[Start of Dataset rows]
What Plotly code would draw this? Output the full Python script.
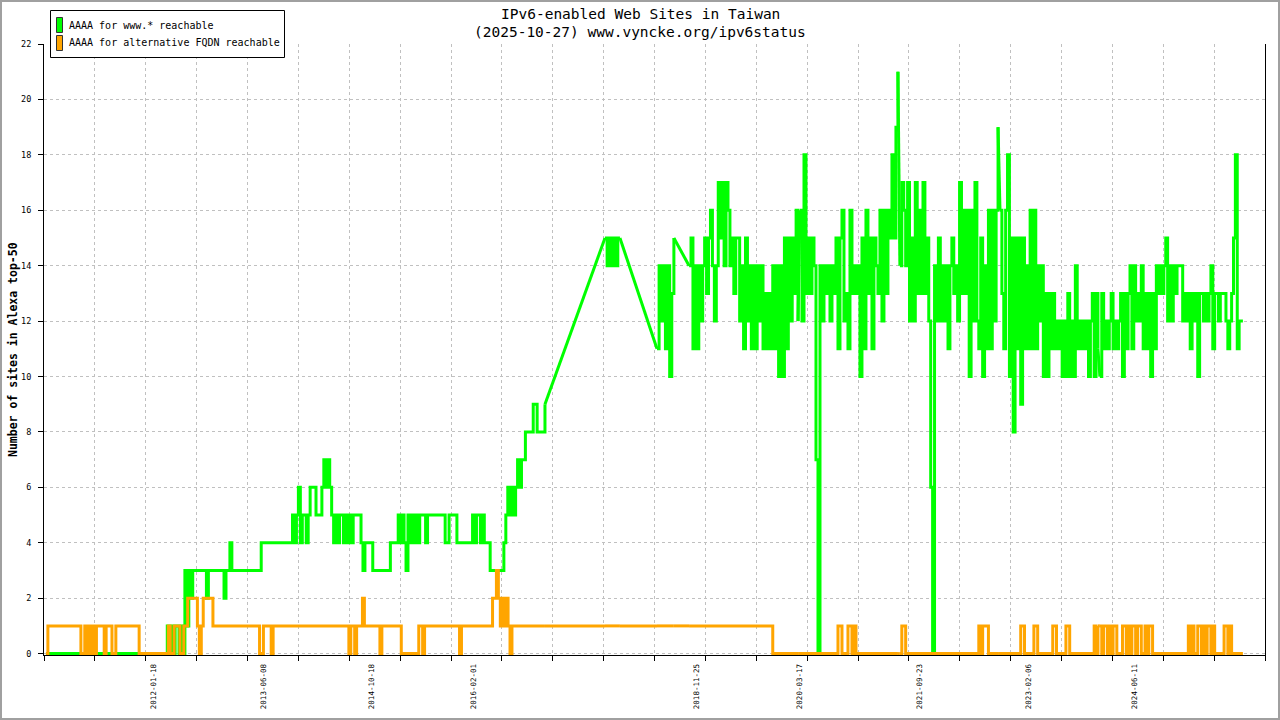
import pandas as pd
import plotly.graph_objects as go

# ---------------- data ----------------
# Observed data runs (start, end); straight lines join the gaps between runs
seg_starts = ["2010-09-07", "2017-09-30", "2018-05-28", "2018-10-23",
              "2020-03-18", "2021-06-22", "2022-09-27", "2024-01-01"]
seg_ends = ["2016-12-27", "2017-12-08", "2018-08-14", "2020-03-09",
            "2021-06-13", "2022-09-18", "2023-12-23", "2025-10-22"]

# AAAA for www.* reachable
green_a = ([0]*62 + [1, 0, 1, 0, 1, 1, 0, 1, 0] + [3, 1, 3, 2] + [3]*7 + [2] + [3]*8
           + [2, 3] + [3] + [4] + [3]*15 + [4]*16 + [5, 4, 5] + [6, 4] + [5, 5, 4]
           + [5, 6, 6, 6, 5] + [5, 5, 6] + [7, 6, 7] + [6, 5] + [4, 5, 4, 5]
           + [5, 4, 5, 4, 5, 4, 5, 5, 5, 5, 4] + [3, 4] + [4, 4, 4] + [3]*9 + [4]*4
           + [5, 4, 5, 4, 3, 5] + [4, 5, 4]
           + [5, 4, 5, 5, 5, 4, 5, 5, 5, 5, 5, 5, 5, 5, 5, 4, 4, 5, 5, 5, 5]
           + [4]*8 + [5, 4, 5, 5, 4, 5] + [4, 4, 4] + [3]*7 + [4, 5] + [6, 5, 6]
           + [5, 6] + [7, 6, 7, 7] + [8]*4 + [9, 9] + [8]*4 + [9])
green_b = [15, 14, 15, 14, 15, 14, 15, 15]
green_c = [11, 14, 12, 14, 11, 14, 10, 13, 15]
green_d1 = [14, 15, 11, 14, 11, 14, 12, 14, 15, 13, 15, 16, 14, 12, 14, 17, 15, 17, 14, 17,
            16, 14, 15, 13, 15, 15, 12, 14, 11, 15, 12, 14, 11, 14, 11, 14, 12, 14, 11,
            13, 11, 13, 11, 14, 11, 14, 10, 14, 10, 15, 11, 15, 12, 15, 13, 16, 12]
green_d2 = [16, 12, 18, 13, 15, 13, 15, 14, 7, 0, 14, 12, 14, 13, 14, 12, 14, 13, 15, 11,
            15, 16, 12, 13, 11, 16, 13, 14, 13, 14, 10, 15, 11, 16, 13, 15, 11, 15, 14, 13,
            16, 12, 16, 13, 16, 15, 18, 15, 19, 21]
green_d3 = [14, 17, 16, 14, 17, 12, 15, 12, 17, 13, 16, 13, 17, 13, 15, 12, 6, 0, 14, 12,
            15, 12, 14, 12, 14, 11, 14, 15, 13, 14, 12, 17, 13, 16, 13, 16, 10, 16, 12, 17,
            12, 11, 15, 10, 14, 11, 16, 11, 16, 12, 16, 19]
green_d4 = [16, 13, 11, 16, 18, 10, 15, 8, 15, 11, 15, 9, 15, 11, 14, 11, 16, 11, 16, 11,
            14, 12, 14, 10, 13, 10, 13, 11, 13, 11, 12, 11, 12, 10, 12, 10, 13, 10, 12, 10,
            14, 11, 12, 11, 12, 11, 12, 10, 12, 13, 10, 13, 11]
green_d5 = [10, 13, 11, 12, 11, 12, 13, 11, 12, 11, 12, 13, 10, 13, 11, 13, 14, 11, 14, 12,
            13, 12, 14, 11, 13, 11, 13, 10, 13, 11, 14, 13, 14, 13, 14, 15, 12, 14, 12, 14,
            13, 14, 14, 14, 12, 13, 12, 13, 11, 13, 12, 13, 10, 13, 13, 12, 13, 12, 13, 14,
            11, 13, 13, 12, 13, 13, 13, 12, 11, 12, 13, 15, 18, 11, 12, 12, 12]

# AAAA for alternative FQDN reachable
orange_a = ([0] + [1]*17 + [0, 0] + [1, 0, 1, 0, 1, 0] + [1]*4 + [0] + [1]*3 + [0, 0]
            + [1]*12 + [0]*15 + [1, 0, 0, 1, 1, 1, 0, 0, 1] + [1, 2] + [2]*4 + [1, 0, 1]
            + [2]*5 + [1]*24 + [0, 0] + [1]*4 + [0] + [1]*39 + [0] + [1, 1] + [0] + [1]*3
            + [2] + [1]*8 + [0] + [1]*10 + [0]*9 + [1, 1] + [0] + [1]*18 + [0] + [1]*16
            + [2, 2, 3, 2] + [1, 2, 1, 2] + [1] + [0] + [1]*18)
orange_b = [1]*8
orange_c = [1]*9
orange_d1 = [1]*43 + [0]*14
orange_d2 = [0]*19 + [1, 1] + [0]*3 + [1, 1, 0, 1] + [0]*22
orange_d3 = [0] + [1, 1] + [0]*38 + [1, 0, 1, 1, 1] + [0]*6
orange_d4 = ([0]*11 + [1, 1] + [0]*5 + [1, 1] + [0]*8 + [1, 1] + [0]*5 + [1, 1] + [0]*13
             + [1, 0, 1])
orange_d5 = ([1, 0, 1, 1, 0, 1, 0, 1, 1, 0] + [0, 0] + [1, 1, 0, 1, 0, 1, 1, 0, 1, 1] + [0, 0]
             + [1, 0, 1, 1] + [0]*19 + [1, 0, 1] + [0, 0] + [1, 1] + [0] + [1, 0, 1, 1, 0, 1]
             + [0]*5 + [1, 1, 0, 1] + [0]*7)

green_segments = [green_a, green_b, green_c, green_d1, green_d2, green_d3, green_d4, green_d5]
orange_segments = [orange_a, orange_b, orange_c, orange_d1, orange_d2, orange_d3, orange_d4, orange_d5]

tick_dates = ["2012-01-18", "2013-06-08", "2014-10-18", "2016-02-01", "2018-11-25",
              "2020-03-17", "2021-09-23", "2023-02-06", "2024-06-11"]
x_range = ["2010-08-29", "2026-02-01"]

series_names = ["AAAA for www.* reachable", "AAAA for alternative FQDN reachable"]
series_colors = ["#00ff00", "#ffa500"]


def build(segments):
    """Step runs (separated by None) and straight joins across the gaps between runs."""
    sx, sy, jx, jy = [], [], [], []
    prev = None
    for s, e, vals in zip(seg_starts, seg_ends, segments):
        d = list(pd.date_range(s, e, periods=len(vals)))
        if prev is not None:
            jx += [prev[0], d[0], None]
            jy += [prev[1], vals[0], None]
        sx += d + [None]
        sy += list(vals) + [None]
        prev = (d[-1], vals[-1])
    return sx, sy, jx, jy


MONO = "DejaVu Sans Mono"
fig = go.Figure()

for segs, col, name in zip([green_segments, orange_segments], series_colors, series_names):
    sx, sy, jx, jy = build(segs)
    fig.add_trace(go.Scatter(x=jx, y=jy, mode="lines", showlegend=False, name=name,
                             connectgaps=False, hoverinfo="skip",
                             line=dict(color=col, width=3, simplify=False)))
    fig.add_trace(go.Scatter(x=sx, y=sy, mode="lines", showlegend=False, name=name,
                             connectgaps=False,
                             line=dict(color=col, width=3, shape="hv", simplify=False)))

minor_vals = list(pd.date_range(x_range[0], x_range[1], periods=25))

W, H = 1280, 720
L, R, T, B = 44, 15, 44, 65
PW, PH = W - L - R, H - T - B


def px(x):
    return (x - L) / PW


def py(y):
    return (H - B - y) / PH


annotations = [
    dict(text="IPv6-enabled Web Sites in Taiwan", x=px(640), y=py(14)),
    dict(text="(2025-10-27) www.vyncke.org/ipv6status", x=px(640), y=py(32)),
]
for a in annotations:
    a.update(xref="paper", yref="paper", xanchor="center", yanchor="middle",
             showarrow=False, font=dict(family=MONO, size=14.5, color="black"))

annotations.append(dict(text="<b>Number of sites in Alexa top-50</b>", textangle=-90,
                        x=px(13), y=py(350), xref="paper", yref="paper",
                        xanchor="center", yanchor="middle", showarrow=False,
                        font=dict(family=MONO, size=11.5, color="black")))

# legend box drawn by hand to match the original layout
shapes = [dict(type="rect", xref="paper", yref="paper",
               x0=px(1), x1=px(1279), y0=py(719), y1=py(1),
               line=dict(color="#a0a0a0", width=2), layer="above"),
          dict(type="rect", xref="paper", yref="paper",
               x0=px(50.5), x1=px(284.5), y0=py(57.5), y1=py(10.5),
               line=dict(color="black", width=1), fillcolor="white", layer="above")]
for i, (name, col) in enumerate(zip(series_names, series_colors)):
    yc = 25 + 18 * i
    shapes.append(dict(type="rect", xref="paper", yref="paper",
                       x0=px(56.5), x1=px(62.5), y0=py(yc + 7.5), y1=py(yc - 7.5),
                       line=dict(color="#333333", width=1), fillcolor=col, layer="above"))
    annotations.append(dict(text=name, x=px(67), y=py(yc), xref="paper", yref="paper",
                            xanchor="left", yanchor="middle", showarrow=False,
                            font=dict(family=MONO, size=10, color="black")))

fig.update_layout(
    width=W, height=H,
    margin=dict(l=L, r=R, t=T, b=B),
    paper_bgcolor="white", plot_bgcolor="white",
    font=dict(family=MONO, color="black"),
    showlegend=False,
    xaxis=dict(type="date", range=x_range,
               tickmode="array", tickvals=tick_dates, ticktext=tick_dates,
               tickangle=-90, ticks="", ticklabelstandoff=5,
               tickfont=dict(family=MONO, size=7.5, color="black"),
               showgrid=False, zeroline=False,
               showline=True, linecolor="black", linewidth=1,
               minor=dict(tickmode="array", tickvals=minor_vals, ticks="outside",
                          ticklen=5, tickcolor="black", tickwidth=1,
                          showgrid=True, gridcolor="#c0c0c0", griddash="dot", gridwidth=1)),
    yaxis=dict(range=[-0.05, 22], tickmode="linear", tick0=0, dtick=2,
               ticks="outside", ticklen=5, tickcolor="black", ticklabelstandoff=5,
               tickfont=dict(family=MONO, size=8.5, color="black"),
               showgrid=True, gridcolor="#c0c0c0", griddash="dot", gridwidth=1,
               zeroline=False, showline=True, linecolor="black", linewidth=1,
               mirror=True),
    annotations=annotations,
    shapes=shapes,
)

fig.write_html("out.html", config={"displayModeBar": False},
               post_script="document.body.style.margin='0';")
[End of Dataset rows]
[Start of Dataset rows]
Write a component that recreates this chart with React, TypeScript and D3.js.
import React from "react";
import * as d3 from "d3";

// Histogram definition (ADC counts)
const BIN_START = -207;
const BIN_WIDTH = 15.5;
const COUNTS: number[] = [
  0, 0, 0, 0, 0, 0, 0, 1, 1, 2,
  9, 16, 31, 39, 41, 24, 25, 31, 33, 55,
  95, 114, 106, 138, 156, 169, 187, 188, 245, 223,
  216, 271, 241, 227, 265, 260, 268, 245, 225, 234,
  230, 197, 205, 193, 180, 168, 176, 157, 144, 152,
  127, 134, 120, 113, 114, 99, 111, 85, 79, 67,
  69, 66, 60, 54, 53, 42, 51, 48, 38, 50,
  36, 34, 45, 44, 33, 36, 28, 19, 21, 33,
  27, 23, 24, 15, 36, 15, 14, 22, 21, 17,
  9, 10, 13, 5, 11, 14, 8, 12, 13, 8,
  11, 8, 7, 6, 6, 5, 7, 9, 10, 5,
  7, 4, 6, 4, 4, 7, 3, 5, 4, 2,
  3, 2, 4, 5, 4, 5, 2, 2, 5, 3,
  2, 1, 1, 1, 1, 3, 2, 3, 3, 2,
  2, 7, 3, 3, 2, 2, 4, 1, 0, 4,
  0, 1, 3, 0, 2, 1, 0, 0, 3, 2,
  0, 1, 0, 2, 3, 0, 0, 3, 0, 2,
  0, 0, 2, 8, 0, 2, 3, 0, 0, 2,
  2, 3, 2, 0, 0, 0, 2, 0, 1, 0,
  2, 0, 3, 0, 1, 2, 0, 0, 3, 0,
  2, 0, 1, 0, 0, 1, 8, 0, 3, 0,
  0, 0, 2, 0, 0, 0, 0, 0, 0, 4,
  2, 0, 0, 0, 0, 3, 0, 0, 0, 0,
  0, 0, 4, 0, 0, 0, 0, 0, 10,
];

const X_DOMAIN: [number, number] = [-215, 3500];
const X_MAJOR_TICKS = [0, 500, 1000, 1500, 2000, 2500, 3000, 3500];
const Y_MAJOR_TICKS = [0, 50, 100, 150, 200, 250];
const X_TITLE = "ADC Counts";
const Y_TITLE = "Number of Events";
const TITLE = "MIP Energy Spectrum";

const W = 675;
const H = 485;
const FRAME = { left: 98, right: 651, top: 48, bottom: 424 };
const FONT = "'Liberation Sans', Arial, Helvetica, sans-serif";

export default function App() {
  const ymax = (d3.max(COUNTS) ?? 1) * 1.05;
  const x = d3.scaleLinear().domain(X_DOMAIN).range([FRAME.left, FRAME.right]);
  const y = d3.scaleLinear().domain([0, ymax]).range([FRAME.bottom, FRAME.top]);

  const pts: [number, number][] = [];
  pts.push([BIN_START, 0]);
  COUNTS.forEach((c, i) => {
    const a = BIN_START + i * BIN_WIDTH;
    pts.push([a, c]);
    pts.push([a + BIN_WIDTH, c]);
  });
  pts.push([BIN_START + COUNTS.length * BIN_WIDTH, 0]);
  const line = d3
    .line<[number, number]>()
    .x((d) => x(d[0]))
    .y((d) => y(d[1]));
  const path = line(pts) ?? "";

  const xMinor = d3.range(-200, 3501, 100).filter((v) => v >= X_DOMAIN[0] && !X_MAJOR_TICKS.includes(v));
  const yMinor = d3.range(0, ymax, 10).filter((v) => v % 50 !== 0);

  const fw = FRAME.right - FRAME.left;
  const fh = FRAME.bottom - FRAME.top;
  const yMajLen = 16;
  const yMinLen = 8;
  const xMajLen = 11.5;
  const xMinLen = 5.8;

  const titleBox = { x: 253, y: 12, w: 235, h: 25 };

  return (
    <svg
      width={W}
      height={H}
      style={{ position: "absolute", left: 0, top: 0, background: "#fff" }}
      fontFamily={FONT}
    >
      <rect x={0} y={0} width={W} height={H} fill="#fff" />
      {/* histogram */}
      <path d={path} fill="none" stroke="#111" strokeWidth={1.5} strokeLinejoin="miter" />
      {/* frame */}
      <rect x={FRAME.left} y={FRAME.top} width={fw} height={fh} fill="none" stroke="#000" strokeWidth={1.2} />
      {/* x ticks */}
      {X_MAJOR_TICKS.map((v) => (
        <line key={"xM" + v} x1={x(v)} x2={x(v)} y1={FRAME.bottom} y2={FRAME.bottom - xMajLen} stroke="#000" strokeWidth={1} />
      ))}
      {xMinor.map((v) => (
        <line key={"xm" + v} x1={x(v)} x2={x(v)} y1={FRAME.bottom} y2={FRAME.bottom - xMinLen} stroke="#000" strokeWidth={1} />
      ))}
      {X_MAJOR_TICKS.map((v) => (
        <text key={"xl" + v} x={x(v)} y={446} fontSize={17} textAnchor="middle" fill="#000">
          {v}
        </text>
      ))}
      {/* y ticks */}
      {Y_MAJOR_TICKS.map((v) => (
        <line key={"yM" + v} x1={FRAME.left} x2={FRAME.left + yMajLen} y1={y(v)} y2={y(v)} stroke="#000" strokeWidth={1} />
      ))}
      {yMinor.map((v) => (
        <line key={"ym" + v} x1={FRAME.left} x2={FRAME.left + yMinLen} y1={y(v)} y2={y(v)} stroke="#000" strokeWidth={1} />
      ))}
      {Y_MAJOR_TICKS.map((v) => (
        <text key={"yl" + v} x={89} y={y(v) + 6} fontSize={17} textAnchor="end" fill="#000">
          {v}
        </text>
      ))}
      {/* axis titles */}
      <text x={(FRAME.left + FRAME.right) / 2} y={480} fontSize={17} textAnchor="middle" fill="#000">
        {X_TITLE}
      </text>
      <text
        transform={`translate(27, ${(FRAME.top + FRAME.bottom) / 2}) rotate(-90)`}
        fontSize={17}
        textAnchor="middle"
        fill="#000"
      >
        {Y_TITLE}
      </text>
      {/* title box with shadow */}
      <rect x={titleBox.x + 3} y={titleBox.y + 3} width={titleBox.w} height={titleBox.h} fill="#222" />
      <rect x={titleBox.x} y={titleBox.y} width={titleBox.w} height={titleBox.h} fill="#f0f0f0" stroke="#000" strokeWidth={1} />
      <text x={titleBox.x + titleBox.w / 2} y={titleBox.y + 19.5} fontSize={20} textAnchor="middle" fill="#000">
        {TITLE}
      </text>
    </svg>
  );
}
[End of Dataset rows]
- [What you will do] Only lines with "this" are wanted here; list each of them.

- [The solution]
What Plotly code would draw this? Output the full Python script.
Write a component that recreates this chart with React, TypeScript and D3.js.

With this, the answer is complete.